In connection with this reference to our means of intellectual cultivation, I am reminded of an incident illustrative of a faculty commonly attributed to Yankees, that is New Englanders, though there is reason to believe that some other parts of the country are quite as liberally gifted with the qualities of “Yorkshire.” It affords a striking instance of shrewdness on the one side, and of lamentable deficiency of it on the other. This was before the town had exchanged its original simpler mode of regulating its municipal affairs for the form of a city government. On a certain occasion the School Committee became dissatisfied with the master of one of the higher schools, after a brief trial of his qualities, and, as delicately as the subject permitted, 141 requested him to resign his place. The master was not a native of the town, or of the “region round about,” so that it was a mere question of qualifications, real or otherwise, between himself and his employers. He demurred, unless his salary were paid him for the unexpired considerable part of the year for which he alleged himself to have been engaged; but finally consented, if the chairman of the committee would only furnish him with a certificate of honorable discharge. The chairman, at this easy rate of saving the town’s money, wrote it, without suspicion of its effect. Thereupon, the master read it, put it into his pocket, and by virtue of the document, demanded payment of the sum in question. It was paid; and the triumphant master forthwith proceeded—

“To fresh woods and pastures new.”

The state of things, in regard to our reading resources, was before the modern facilities for gadding about existed; and 142 while those who find time lying heavy on their hands can now steam it a hundred miles to make a morning-call, journeying was then both more tedious and more expensive, seldom undertaken except as an affair of business, or with the deliberate purpose of a long-concerted visit; and a good part of the day was consumed in travelling half that distance by public conveyance. The consequence was, that people’s pleasures, with their duties, laid mostly at home, or near at hand. Hence family and friendly ties were more closely drawn. The better feelings of our nature were, I think, deeper, than when scattered over a wide but thin social surface; just as the water in a well is more concentrated, than if diffused in the basin of a pond. To some extent, therefore, wholesomely isolated, besides the ordinary round of not very formal visiting parties, there were reading circles, for those who were prompted by intellectual yearnings, frequented 143 by young ladies and gentlemen, married or single, at which passages from the better class of books were read aloud by such of the male members as felt competent to the exercise, by turns. In fact, taking into view the intelligence, the inexpensive accomplishments, and the unaffected manners of the fairly educated among us, it has not fallen to the lot of most persons to meet with any society more really agreeable. St. James’s, however, and the congregation of the successors of those who founded the First Church, who had at length become what was called “liberal,” in contrast with the orthodoxy of the rest of the town, aspired to a higher degree of gentility and accomplishment than the commonalty; and, in evidence that we were not bigoted, my mother would sometimes allow me, when a boy, and desirous of some change, to attend service of an afternoon, at the latter place of public worship with some friends of the family who 144 waited upon its ministrations. Of the diversions of the common people I particularly remember one under the curious name of a “Joppa Jine” (join); to which I allude from the oddity of its name, derived from a part of the town so called by the river-side, when several families of neighbors and friends contributed their respective quota of a common feast, and repaired to the island at the mouth of the river to enjoy a day of leisure and merriment.

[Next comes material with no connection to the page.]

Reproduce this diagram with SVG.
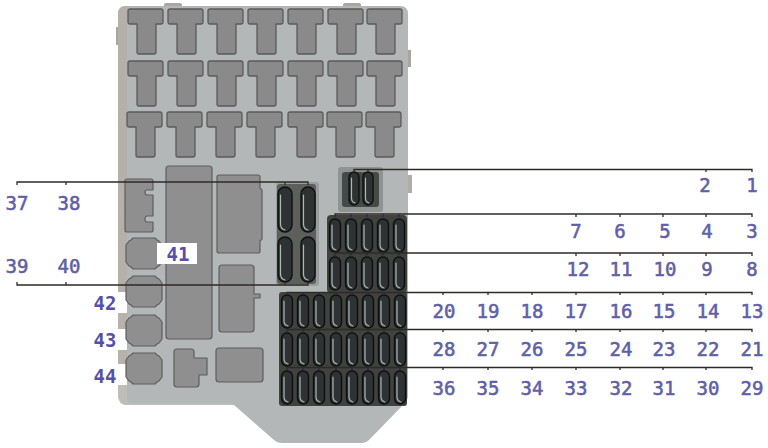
<svg xmlns="http://www.w3.org/2000/svg" xmlns:xlink="http://www.w3.org/1999/xlink" width="768" height="448" viewBox="0 0 768 448">
<style>
.part{fill:#8f8f8f;stroke:#5e5e5e;stroke-width:1.2;stroke-linejoin:round}
.t{fill:#8a8a8a;stroke:#5a5a5a;stroke-width:1.3;stroke-linejoin:round}
.wire{fill:none;stroke:#2e2a26;stroke-width:1.3}
.num{font-family:"DejaVu Sans Mono","Liberation Mono",monospace;font-size:19px;fill:#625fa6;stroke:#625fa6;stroke-width:.55;text-anchor:middle}
.bold{font-weight:bold;font-size:19px;fill:#5650a8;stroke:none}
.hi{fill:none;stroke:#a9bab6;stroke-width:1.2;stroke-linecap:round}
.slot{fill:#2f3231;stroke:#0f1110;stroke-width:1.4}
.soft{filter:url(#soft)}
</style>
<defs>
<filter id="soft" x="-2%" y="-2%" width="104%" height="104%"><feGaussianBlur stdDeviation="0.45"/></filter>
<path id="tee" d="M2 0H33Q35 0 35 2V13Q35 15 33 15H28V43Q28 45 26 45H11Q9 45 9 43V15H2Q0 15 0 13V2Q0 0 2 0Z"/>
<path id="oct" d="M7 0H29L31 2L33 3L36 7V24L33 28L31 29L29 31H7L5 29L3 28L0 24V7L3 3L5 2Z"/>
<g id="s11"><rect class="slot" x="-5.500" y="0" width="11" height="33" rx="5.500"/><path class="hi" d="M-3 6V26Q-3 30 1 31"/></g>
<g id="s10"><rect class="slot" x="-5" y="0" width="10" height="33" rx="5"/><path class="hi" d="M-2.500 6V26Q-2.500 30 1 31"/></g>
<g id="s15"><rect class="slot" x="-7" y="0" width="14" height="45" rx="7"/><path class="hi" d="M-4.500 8V37Q-4.500 42 0 43"/></g>
</defs>
<rect width="768" height="448" fill="#fff"/>

<g id="housing" class="soft">
<rect x="116" y="27" width="4" height="18" rx="1" fill="#aaa69f"/>
<rect x="408" y="50" width="3" height="17" fill="#aaa69f"/>
<rect x="408" y="175" width="4" height="18" fill="#b0aca6"/>
<rect x="164" y="3" width="18" height="5" rx="2" fill="#aaa69f"/>
<rect x="343" y="3" width="18" height="5" rx="2" fill="#aaa69f"/>
<path d="M126 6H400Q408 6 408 14V396Q408 400 404 404L369 440Q366 443 362 443H282Q277 443 274 440L234 405H128Q118 405 118 395V14Q118 6 126 6Z" fill="#b4b7b8"/>
<path d="M126 6H130Q127 8 127 14V385H118V14Q118 6 126 6Z" fill="#b5b1aa"/>
<path d="M118 385V395Q118 405 128 405H234L231 403H130Q127 403 127 395V385Z" fill="#bfbdb8"/>
</g>

<g id="fuse-sockets" class="t soft">
<use xlink:href="#tee" x="128" y="9"/><use xlink:href="#tee" x="168" y="9"/><use xlink:href="#tee" x="208" y="9"/><use xlink:href="#tee" x="248" y="9"/><use xlink:href="#tee" x="288" y="9"/><use xlink:href="#tee" x="328" y="9"/><use xlink:href="#tee" x="367" y="9"/>
<use xlink:href="#tee" x="128" y="61"/><use xlink:href="#tee" x="168" y="61"/><use xlink:href="#tee" x="208" y="61"/><use xlink:href="#tee" x="248" y="61"/><use xlink:href="#tee" x="288" y="61"/><use xlink:href="#tee" x="328" y="61"/><use xlink:href="#tee" x="367" y="61"/>
<use xlink:href="#tee" x="127" y="112"/><use xlink:href="#tee" x="167" y="112"/><use xlink:href="#tee" x="207" y="112"/><use xlink:href="#tee" x="247" y="112"/><use xlink:href="#tee" x="288" y="112"/><use xlink:href="#tee" x="327" y="112"/><use xlink:href="#tee" x="366" y="112"/>
</g>

<g id="relay-blocks" class="soft">
<path class="part" d="M127 179H151Q153 179 153 181V190H147Q145 190 145 192Q145 195 147 195H153V216H147Q145 216 145 219Q145 222 147 222H153V230Q153 232 151 232H127Q125 232 125 230V181Q125 179 127 179Z"/>
<rect class="part" x="166" y="166" width="46" height="173" rx="3"/>
<path class="part" d="M219 175H258Q260 175 260 177V188L262 190V239L260 241V251Q260 253 258 253H219Q217 253 217 251V177Q217 175 219 175Z"/>
<path class="part" d="M222 265H251Q254 265 254 268V294H260V298H254V329Q254 332 251 332H222Q219 332 219 329V268Q219 265 222 265Z"/>
<path class="part" d="M177 349H191Q194 349 194 352V358H207V375H199V384Q199 387 196 387H177Q174 387 174 384V352Q174 349 177 349Z"/>
<rect class="part" x="216" y="348" width="47" height="34" rx="3"/>
</g>

<g id="left-labels-clear" fill="#fff">
<rect x="92" y="292" width="35" height="21"/>
<rect x="92" y="329" width="35" height="21"/>
<rect x="92" y="364" width="35" height="21"/>
</g>
<g id="left-tabs" fill="#b7b3ac">
<rect x="118" y="313" width="8" height="16"/>
<rect x="118" y="350" width="8" height="14"/>
</g>

<g id="connector-41" class="soft"><use xlink:href="#oct" class="part" x="126" y="238"/></g>
<g id="connector-42" class="soft"><use xlink:href="#oct" class="part" x="126" y="276"/></g>
<g id="connector-43" class="soft"><use xlink:href="#oct" class="part" x="126" y="315"/></g>
<g id="connector-44" class="soft"><use xlink:href="#oct" class="part" x="126" y="353"/></g>
<rect x="157" y="243" width="40" height="21" fill="#fff"/>

<g id="panel-1-2" class="soft">
<rect x="338" y="167" width="45" height="45" rx="3" fill="#8f9392"/>
<rect x="342" y="172" width="37" height="35" rx="3" fill="#454a47"/>
<use xlink:href="#s10" x="354" y="172"/><use xlink:href="#s10" x="368" y="172"/>
</g>
<g id="panel-37-40" class="soft">
<rect x="276" y="182" width="43" height="104" rx="3" fill="#9a9d9d"/>
<rect x="277" y="184" width="39" height="100" rx="3" fill="#5b5e5c"/>
<use xlink:href="#s15" x="285" y="187"/><use xlink:href="#s15" x="308" y="187"/>
<use xlink:href="#s15" x="285" y="237"/><use xlink:href="#s15" x="308" y="237"/>
</g>
<g id="panel-3-12" class="soft">
<rect x="327" y="215" width="80" height="78" rx="4" fill="#3f4341"/>
<use xlink:href="#s11" x="335" y="219"/><use xlink:href="#s11" x="351" y="219"/><use xlink:href="#s11" x="367" y="219"/><use xlink:href="#s11" x="383" y="219"/><use xlink:href="#s11" x="399" y="219"/>
<use xlink:href="#s11" x="335" y="257"/><use xlink:href="#s11" x="351" y="257"/><use xlink:href="#s11" x="367" y="257"/><use xlink:href="#s11" x="383" y="257"/><use xlink:href="#s11" x="399" y="257"/>
</g>
<g id="panel-13-36" class="soft">
<rect x="279" y="292" width="128" height="114" rx="3" fill="#3f4341"/>
<use xlink:href="#s11" x="287" y="295"/><use xlink:href="#s11" x="303" y="295"/><use xlink:href="#s11" x="319" y="295"/><use xlink:href="#s11" x="336" y="295"/><use xlink:href="#s11" x="352" y="295"/><use xlink:href="#s11" x="368" y="295"/><use xlink:href="#s11" x="384" y="295"/><use xlink:href="#s11" x="400" y="295"/>
<use xlink:href="#s11" x="287" y="333"/><use xlink:href="#s11" x="303" y="333"/><use xlink:href="#s11" x="319" y="333"/><use xlink:href="#s11" x="336" y="333"/><use xlink:href="#s11" x="352" y="333"/><use xlink:href="#s11" x="368" y="333"/><use xlink:href="#s11" x="384" y="333"/><use xlink:href="#s11" x="400" y="333"/>
<use xlink:href="#s11" x="287" y="371"/><use xlink:href="#s11" x="303" y="371"/><use xlink:href="#s11" x="319" y="371"/><use xlink:href="#s11" x="336" y="371"/><use xlink:href="#s11" x="352" y="371"/><use xlink:href="#s11" x="368" y="371"/><use xlink:href="#s11" x="384" y="371"/><use xlink:href="#s11" x="400" y="371"/>
</g>

<g id="connectors" class="wire">
<path d="M17 185V182H308V185M66 182V185M285 182V185"/>
<path d="M17 282V285H308V282M66 285V282M285 285V282"/>
<path d="M354 172V169.500H752V172M368 169.500V172M706 169.500V172"/>
<path d="M335 217V214H752V217M351 214V217M367 214V217M383 214V217M399 214V217M576 214V217M620 214V217M663 214V217M706 214V217"/>
<path d="M335 256V253H752V256M351 253V256M367 253V256M383 253V256M399 253V256M576 253V256M620 253V256M663 253V256M706 253V256"/>
<path d="M287 295V292.500H752V295M303 292.500V295M319 292.500V295M336 292.500V295M352 292.500V295M368 292.500V295M384 292.500V295M400 292.500V295M443 292.500V295M488 292.500V295M532 292.500V295M576 292.500V295M620 292.500V295M663 292.500V295M706 292.500V295"/>
<path d="M287 332V329.500H752V332M303 329.500V332M319 329.500V332M336 329.500V332M352 329.500V332M368 329.500V332M384 329.500V332M400 329.500V332M443 329.500V332M488 329.500V332M532 329.500V332M576 329.500V332M620 329.500V332M663 329.500V332M706 329.500V332"/>
<path d="M287 370V367.500H752V370M303 367.500V370M319 367.500V370M336 367.500V370M352 367.500V370M368 367.500V370M384 367.500V370M400 367.500V370M443 367.500V370M488 367.500V370M532 367.500V370M576 367.500V370M620 367.500V370M663 367.500V370M706 367.500V370"/>
</g>

<g id="labels" class="num">
<text x="705" y="192">2</text><text x="752" y="192">1</text>
<text x="576" y="238">7</text><text x="620" y="238">6</text><text x="665" y="238">5</text><text x="707" y="238">4</text><text x="752" y="238">3</text>
<text x="578" y="276">12</text><text x="621" y="276">11</text><text x="665" y="276">10</text><text x="707" y="276">9</text><text x="752" y="276">8</text>
<text x="444" y="318">20</text><text x="488" y="318">19</text><text x="532" y="318">18</text><text x="576" y="318">17</text><text x="621" y="318">16</text><text x="664" y="318">15</text><text x="708" y="318">14</text><text x="752" y="318">13</text>
<text x="444" y="356">28</text><text x="488" y="356">27</text><text x="532" y="356">26</text><text x="576" y="356">25</text><text x="621" y="356">24</text><text x="664" y="356">23</text><text x="708" y="356">22</text><text x="752" y="356">21</text>
<text x="444" y="395">36</text><text x="488" y="395">35</text><text x="532" y="395">34</text><text x="576" y="395">33</text><text x="621" y="395">32</text><text x="664" y="395">31</text><text x="708" y="395">30</text><text x="752" y="395">29</text>
<text x="17" y="210">37</text><text x="69" y="210">38</text>
<text x="17" y="273">39</text><text x="69" y="273">40</text>
<text class="bold" x="178" y="261">41</text>
<text class="bold" x="105" y="310">42</text>
<text class="bold" x="105" y="347">43</text>
<text class="bold" x="105" y="383">44</text>
</g>
</svg>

In a certain class, the ancient pronunciation of many English words was maintained, doubtless brought by the ancestors of New England families from “home,” and transmitted to their descendants; such as airth for earth, fairm for firm, sartain for certain, pint for point, envy for envy, ax with the broad â for ask, housen for houses, his’n and her’n for his and hers, rare for rear; as, for instance, the horse rares up; and sounding the l in would. Common enough names, too, were clipped or contracted 145 in English fashion. Thus, the names of Norwood and Harwood became Norrod in sound and Harrod in spelling; and the name of Currier, whether with any reference or not to the French Cuir, for leather, was not long since uniformly pronounced Kiah, with the long ī; Thurlow was strangely transformed into Thurrill; and Pierpont, often formerly spelled Pierpoint, with entire neglect of its derivation, was pronounced Pearpint, by old-fashioned people, the first syllable approximating to the original formation of pierre.

In connection with this modification of language, I observe in a daily paper how much a worthy old lady puzzled her minister, for a moment, by inquiring the meaning of “silver shiners for Diana,” in the Bible; but a good deacon, at an evening meeting in the chapel of their house of worship, in our town, sadly disturbed the gravity of the religious assembly, by reading it silver shins for Dinah!


[10]

The late Mr. Edward Everett is authority (with me) for the story, that on the occasion of the visit of Washington to New England, in 1789, Parsons was appointed to deliver the address of welcome, on the part of the town, and said to his students, “Well, boys, I am to make this address. Now, go to work and write it, and I will deliver the best.” He chose the one prepared by Adams.